What?! No more soother?!
I was talking to the parents of a 7-month-old the other day; they needed my help with their baby who was waking up several times a night and taking short naps.
They listened intently to every step of my plan, fully on board with what needed to change to help their little one learn to sleep through the night, until I said those six scary words:
"So, this means no more soother."
I could feel the tension in their silence and see the fear in their eyes.
I smiled. I had seen this time and time again when parents first imagine the impossible task of putting their baby to bed without a pacifier.
This couple knew that the fall-out-and-replace routine with their little one's pacifier was likely the culprit in their baby's frequent wakings and short naps. But after 7 months of getting up to pop it back in every time their baby woke, they couldn't imagine it any other way.
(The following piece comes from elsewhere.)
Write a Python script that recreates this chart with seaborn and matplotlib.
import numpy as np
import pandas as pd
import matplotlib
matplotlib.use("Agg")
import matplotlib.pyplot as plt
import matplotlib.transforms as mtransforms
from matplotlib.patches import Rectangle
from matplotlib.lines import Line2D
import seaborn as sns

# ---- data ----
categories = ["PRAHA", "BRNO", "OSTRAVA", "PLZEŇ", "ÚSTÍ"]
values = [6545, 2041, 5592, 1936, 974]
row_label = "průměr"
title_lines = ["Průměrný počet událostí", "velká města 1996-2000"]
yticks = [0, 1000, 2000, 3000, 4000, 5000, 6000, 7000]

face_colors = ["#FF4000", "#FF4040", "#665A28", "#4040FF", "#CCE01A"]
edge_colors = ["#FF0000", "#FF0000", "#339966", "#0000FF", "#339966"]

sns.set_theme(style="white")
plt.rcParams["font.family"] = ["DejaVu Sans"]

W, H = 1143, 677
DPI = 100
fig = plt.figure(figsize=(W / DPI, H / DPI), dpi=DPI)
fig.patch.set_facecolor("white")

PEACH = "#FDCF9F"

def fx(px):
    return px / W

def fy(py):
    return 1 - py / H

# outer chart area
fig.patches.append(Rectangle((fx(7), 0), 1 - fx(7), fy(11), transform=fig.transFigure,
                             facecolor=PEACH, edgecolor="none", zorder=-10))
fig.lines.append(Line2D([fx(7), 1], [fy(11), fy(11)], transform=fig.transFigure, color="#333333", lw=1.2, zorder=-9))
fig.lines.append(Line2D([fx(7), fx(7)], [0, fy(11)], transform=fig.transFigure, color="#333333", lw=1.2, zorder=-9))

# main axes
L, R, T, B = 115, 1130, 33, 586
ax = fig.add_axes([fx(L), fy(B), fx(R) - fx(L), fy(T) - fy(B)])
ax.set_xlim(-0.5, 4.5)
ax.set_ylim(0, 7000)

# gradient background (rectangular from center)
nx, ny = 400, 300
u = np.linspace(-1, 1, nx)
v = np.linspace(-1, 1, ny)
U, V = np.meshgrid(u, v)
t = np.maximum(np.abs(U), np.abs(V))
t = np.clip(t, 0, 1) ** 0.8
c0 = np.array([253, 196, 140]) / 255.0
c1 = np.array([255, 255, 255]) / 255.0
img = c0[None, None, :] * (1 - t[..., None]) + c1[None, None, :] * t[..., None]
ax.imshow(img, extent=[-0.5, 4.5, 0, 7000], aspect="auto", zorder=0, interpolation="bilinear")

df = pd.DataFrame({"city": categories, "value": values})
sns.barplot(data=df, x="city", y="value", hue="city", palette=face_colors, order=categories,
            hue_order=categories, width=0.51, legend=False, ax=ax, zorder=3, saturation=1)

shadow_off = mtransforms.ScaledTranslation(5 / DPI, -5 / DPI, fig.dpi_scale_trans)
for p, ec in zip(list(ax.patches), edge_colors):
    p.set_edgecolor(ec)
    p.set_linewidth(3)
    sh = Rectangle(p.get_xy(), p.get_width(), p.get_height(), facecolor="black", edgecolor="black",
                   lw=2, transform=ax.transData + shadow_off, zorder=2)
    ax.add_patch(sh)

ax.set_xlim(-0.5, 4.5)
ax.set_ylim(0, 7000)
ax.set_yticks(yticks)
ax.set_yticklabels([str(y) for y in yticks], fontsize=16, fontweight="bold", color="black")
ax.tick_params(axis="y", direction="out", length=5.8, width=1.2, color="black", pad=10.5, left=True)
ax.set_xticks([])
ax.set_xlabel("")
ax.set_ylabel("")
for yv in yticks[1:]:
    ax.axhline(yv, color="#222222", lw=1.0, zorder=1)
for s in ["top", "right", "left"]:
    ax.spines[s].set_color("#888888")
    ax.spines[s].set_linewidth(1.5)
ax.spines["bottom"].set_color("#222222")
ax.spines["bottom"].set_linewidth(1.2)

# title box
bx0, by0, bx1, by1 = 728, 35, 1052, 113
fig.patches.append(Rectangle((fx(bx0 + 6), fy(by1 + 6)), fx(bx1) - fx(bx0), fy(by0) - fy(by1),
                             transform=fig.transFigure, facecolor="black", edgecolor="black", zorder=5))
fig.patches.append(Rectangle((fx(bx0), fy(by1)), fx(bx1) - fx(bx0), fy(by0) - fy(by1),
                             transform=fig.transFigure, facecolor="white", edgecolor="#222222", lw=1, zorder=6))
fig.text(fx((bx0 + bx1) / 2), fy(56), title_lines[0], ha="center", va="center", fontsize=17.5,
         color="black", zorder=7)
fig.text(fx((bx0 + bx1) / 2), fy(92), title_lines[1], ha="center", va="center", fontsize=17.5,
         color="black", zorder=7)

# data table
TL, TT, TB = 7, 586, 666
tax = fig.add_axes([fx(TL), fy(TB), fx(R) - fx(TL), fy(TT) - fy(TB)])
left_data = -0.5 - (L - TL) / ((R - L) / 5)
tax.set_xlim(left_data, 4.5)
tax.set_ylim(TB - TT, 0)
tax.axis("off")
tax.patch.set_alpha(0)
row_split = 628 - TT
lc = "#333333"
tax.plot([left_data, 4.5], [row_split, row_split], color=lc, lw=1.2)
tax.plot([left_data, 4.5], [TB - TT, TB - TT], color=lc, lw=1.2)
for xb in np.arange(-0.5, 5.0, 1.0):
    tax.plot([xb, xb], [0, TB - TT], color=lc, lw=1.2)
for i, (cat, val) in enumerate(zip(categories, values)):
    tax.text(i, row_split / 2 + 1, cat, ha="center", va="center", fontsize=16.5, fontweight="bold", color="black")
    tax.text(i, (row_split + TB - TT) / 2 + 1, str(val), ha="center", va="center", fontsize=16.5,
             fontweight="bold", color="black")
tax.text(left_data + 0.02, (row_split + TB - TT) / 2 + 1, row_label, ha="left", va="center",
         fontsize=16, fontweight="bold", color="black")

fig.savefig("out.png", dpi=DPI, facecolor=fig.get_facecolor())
But, like everything in life, you never know until you try. The good news is, parents can lean on the experience of countless others before them. Here's what I tell every parent who just can't see the end of popping a soother back in: a pacifier is the easiest sleep prop to get rid of. Baby after baby and toddler after toddler I've worked with has forgotten all about their soother and started sleeping through the night (and taking longer naps) within a week.
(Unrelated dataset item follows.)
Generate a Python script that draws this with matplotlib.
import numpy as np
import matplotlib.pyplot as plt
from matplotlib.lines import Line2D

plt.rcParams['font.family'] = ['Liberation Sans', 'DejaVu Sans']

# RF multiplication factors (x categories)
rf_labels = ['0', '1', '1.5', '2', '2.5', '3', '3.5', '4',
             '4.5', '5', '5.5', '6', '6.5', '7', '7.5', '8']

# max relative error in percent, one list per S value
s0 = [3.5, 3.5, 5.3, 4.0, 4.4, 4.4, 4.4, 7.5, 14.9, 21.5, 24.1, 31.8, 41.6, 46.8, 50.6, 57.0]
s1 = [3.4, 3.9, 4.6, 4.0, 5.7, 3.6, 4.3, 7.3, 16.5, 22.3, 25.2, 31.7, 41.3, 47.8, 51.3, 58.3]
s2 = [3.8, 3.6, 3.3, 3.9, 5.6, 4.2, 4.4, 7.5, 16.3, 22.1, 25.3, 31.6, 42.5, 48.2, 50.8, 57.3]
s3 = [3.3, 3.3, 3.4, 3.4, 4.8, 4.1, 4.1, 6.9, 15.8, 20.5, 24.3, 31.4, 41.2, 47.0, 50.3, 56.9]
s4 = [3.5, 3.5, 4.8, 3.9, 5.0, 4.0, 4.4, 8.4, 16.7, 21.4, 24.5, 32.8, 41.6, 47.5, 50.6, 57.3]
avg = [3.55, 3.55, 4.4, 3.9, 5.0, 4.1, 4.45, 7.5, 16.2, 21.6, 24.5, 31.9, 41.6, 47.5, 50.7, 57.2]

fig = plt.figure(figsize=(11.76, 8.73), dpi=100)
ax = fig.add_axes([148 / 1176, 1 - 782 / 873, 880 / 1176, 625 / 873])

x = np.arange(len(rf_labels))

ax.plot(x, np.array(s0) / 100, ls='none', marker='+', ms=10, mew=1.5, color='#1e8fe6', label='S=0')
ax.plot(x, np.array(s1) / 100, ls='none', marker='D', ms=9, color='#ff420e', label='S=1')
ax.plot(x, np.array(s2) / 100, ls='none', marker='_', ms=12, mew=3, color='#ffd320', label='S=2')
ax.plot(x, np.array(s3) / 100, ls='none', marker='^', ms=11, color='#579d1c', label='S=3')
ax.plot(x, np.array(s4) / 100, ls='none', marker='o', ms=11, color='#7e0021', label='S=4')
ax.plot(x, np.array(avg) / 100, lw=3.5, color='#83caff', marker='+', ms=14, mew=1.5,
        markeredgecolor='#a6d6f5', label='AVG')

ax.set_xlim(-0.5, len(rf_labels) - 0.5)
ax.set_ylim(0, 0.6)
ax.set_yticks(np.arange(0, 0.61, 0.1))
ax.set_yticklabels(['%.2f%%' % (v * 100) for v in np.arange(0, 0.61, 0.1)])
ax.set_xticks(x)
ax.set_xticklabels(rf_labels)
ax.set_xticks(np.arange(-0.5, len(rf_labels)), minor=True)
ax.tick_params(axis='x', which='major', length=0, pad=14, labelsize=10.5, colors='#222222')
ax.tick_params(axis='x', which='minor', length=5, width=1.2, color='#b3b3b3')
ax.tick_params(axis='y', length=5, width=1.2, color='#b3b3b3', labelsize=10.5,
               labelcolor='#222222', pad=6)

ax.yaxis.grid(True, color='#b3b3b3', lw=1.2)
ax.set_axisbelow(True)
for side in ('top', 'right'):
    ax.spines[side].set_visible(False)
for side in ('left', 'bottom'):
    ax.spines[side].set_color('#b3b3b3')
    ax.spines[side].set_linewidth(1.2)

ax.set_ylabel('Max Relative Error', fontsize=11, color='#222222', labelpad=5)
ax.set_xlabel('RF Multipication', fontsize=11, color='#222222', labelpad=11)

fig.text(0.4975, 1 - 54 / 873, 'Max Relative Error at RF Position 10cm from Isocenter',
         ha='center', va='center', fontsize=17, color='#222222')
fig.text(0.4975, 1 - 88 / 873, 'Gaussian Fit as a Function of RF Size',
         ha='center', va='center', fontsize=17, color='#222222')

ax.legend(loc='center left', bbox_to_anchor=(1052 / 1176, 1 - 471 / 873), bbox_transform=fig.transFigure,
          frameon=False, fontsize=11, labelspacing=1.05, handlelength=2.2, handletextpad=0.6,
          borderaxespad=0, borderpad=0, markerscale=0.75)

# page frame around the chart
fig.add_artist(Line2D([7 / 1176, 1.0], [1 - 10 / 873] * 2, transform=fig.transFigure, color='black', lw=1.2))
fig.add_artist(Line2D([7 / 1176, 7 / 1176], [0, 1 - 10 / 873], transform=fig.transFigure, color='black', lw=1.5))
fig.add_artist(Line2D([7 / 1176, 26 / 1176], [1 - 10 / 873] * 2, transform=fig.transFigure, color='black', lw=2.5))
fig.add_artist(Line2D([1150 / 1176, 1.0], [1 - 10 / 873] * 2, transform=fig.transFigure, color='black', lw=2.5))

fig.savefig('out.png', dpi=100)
As for the couple I was speaking to the other day as we walked through their baby's sleep plan, their little one slept 12 hours straight last night. "This is like magic!" the Mom said to me in our check-in call yesterday. "We just can't believe it... we feel amazing."
While a pacifier can really help with a fussy newborn, after a while, it is almost like giving your baby a job to do insead of just sleeping. When they wake up at the end of every natural sleep cycle, as is normal for all of us to do, they cry out, looking for the thing that helped them get to sleep in the first place. So we pop it back in and encourage them to suck in order to fall asleep.
Without having an internal program for how to drift off to sleep (like we all developed as babies), they will continue to wake up and need that assistance night after night, sleep cycle after sleep cycle.
All it takes is a solid plan for how to comfort your baby without getting in the way of them developing their own internal fall-asleep program, so they can simply roll over and go right back to sleep, 5 or 6 times a night. That's what "sleeping through the night" really means: the ability to go from sleep cycle to sleep cycle without fully waking up. When we get 8 hours of sleep, that's what we're actually doing.
Once a baby learns how to do that, it's a breeze for them to drift off to dreamland on their own steam and to sleep 11 -12 hours straight through the night without making a peep. And that means you get your evenings back for you and nighttime back for sleeping, not to mention being happier parents with a thriving, well-rested baby in the morning.
In no time flat, you'll be thinking "What soother? Did we ever use a soother?"
And your little one will just be dreaming.